Notes on Making Vegan Keto Tofu Noodle Soup (gluten-free, instant pot version)
- Like I mentioned above, instead of just using straight vegetable broth, I tend to make the broth as I go with Better Than Bouillon. It’s just easier.
- I like to use sprouted tofu, because it’s much easier on my digestion. It also happens to be lower in carbs. The one I used here is from a company called Wildwood, but I know Trader Joe’s makes one as well!
- If you don’t want to make this in an instant pot, you can just add everything to a lidded pan and cook for 20-25 minutes, covered, until the vegetables are tender.
- Like I mentioned above, you can really substitute the vegetables for any others you may have in your fridge. This is just what I tend to go with, because I always have those veggies on hand.
- To season this, I used 1 tbsp of poultry seasoning and garnished with fresh parsley and scallions, but you could use whatever you like best.
- While I strive to provide accurate nutritional information, various brands and types of ingredients may have differing nutritional values. So, your calculations may vary.

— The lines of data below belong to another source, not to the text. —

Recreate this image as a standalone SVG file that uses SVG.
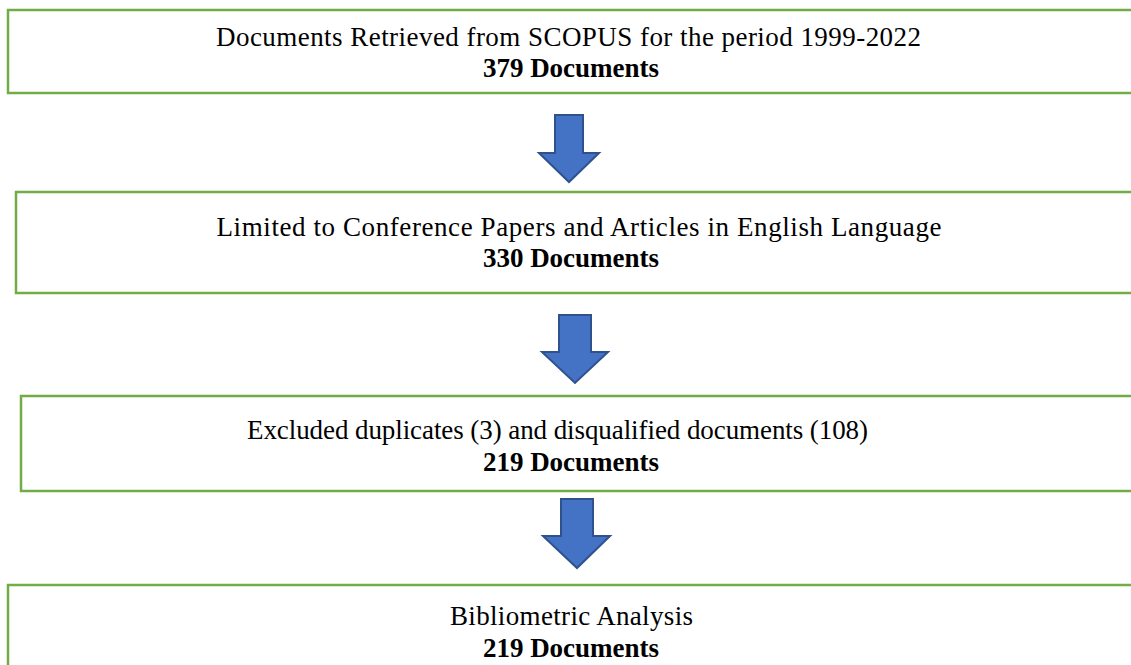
<svg xmlns="http://www.w3.org/2000/svg" width="1131" height="665" viewBox="0 0 1131 665">
<style>
.box{fill:#fff;stroke:#70AD47;stroke-width:2.5}
.t{font-family:"Liberation Serif","Times New Roman",serif;font-size:27px;fill:#000;text-anchor:middle}
.b{font-weight:bold}
.arr{fill:#4472C4;stroke:#2F528F;stroke-width:2;stroke-linejoin:miter}
</style>
<rect width="1131" height="665" fill="#fff"/>
<g id="n1">
<rect class="box" x="8" y="10" width="1130" height="83"/>
<text class="t" x="568.5" y="46" textLength="705" lengthAdjust="spacing">Documents Retrieved from SCOPUS for the period 1999-2022</text>
<text class="t b" x="571" y="77">379 Documents</text>
</g>
<g id="n2">
<rect class="box" x="16" y="192" width="1130" height="101"/>
<text class="t" x="579" y="236" textLength="725" lengthAdjust="spacing">Limited to Conference Papers and Articles in English Language</text>
<text class="t b" x="571" y="267">330 Documents</text>
</g>
<g id="n3">
<rect class="box" x="21" y="396" width="1130" height="95"/>
<text class="t" x="557.5" y="439" textLength="621" lengthAdjust="spacing">Excluded duplicates (3) and disqualified documents (108)</text>
<text class="t b" x="571" y="471">219 Documents</text>
</g>
<g id="n4">
<rect class="box" x="8" y="585" width="1130" height="95"/>
<text class="t" x="571.5" y="625" textLength="243" lengthAdjust="spacing">Bibliometric Analysis</text>
<text class="t b" x="571" y="657">219 Documents</text>
</g>
<g id="connectors">
<polygon class="arr" points="555,115 583,115 583,153 599,153 569,182 539,153 555,153"/>
<polygon class="arr" points="559,315 591,315 591,352 608,352 575,383 542,352 559,352"/>
<polygon class="arr" points="561,499 593,499 593,536 610,536 577,568 543,536 561,536"/>
</g>
</svg>
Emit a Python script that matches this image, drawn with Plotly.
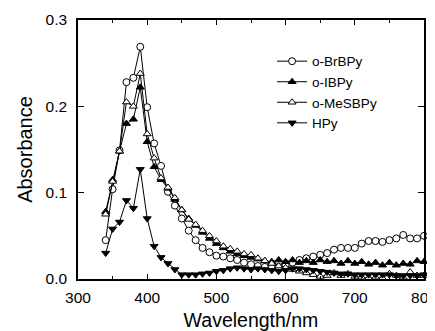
import plotly.graph_objects as go

wavelength = [340, 350, 360, 370, 380, 390, 400, 410, 420, 430, 440, 450, 460, 470, 480, 490,
              500, 510, 520, 530, 540, 550, 560, 570, 580, 590, 600, 610, 620, 630, 640, 650,
              660, 670, 680, 690, 700, 710, 720, 730, 740, 750, 760, 770, 780, 790, 800]

o_BrBPy = [0.045, 0.104, 0.149, 0.228, 0.233, 0.269, 0.199, 0.157, 0.131, 0.101, 0.085, 0.070,
           0.056, 0.045, 0.036, 0.031, 0.027, 0.026, 0.024, 0.022, 0.019, 0.017, 0.015, 0.014,
           0.013, 0.014, 0.016, 0.019, 0.022, 0.024, 0.026, 0.028, 0.030, 0.034, 0.036, 0.036,
           0.036, 0.041, 0.044, 0.044, 0.043, 0.045, 0.047, 0.051, 0.047, 0.047, 0.050]

o_IBPy = [0.078, 0.115, 0.148, 0.180, 0.185, 0.222, 0.159, 0.130, 0.115, 0.105, 0.092, 0.080,
          0.070, 0.062, 0.054, 0.047, 0.041, 0.036, 0.032, 0.029, 0.027, 0.025, 0.023, 0.021,
          0.020, 0.022, 0.020, 0.022, 0.019, 0.021, 0.019, 0.022, 0.020, 0.021, 0.018, 0.021,
          0.018, 0.020, 0.017, 0.019, 0.016, 0.019, 0.016, 0.018, 0.017, 0.021, 0.020]

o_MeSBPy = [0.075, 0.113, 0.148, 0.205, 0.200, 0.238, 0.168, 0.140, 0.117, 0.106, 0.094, 0.080,
            0.069, 0.063, 0.056, 0.050, 0.044, 0.038, 0.035, 0.032, 0.029, 0.028, 0.024, 0.021,
            0.018, 0.015, 0.013, 0.011, 0.009, 0.007, 0.005, 0.003, 0.004, 0.007, 0.004, 0.006,
            0.003, 0.002, 0.001, 0.002, 0.001, 0.006, 0.004, 0.002, 0.008, 0.004, 0.004]

HPy = [0.030, 0.058, 0.066, 0.091, 0.082, 0.127, 0.070, 0.038, 0.025, 0.018, 0.011, 0.005,
       0.005, 0.005, 0.006, 0.007, 0.009, 0.010, 0.012, 0.013, 0.012, 0.011, 0.012, 0.011,
       0.010, 0.009, 0.010, 0.012, 0.012, 0.011, 0.010, 0.009, 0.008, 0.007, 0.006, 0.006,
       0.005, 0.005, 0.005, 0.005, 0.005, 0.005, 0.004, 0.004, 0.004, 0.004, 0.005]

series = [
    ("o-BrBPy", o_BrBPy, "circle", "white", 7),
    ("o-IBPy", o_IBPy, "triangle-up", "black", 7),
    ("o-MeSBPy", o_MeSBPy, "triangle-up", "white", 7),
    ("HPy", HPy, "triangle-down", "black", 7),
]

fig = go.Figure()
for name, vals, sym, fill, size in series:
    fig.add_trace(go.Scatter(
        x=wavelength, y=vals, name=name, mode="lines+markers",
        line=dict(color="black", width=1),
        marker=dict(symbol=sym, size=size, color=fill, line=dict(color="black", width=1)),
        cliponaxis=False,
    ))

font = "Liberation Sans, Arial, sans-serif"
# the page body adds an 8px offset, so the figure is sized to the visible window
fig.update_layout(
    width=427, height=323,
    margin=dict(l=70, r=11, t=12, b=52, autoexpand=False),
    paper_bgcolor="white", plot_bgcolor="white",
    font=dict(family=font, size=15, color="black"),
    showlegend=True,
    legend=dict(x=0.561, y=0.9, xanchor="left", yanchor="top",
                bgcolor="rgba(0,0,0,0)", font=dict(size=13.5), itemwidth=30,
                tracegroupgap=0),
    xaxis=dict(range=[300, 800], dtick=100, tick0=300, showgrid=False, zeroline=False,
               automargin=False, ticklabeloverflow="allow",
               showline=True, linecolor="black", linewidth=1.5, mirror="ticks",
               ticks="inside", ticklen=5, tickcolor="black",
               minor=dict(dtick=50, ticks="inside", ticklen=3, tickcolor="black"),
               title=dict(text="Wavelength/nm", font=dict(size=19.5), standoff=10),
               tickfont=dict(size=15.5), ticklabelstandoff=4),
    yaxis=dict(range=[0, 0.3], dtick=0.1, tickformat=".1f", showgrid=False, zeroline=False,
               automargin=False, ticklabeloverflow="allow",
               showline=True, linecolor="black", linewidth=1.5, mirror="ticks",
               ticks="inside", ticklen=6, tickcolor="black",
               title=dict(text="Absorbance", font=dict(size=20), standoff=8),
               tickfont=dict(size=15.5), ticklabelstandoff=6),
)

fig.write_html("out.html")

This warm, nutrient-dense soup is my go-to meal when I'm feeling sick! It's easy to make and always makes me feel better. The recipe is also very adaptable to whatever you have on hand.
- 1 tbsp olive oil
- 1/2 block (~7oz/~200g) sprouted tofu, cubed
- 2 large stalks (~130g) celery, sliced
- 1 large (~75g) carrot, sliced
- 2 cups (~140g) shredded cabbage
- 1 7-oz (198-g) package shirataki noodles
- 2 cups vegetable broth
- 1 cup water
- 1 tbsp poultry seasoning blend or seasoning of choice
- 1 tsp fresh grated ginger
- 1 tsp crushed garlic
- salt and pepper, to taste
- additional grated ginger3
- Add all ingredients to your instant pot or other pressure cooker, stir to mix around a little bit. Close the IP, making sure the vent is set closed as well, and set to pressure cook on high for 5 minutes. Let the instant pot vent naturally before carefully removing the lid. Seasoning with salt and pepper and garnish as desired
Cook time does not include instant pot venting time. To cook this on the stovetop, combine all ingredients in a lidded pan and cook on medium-low heat for 20-25 minutes, until vegetables are tender.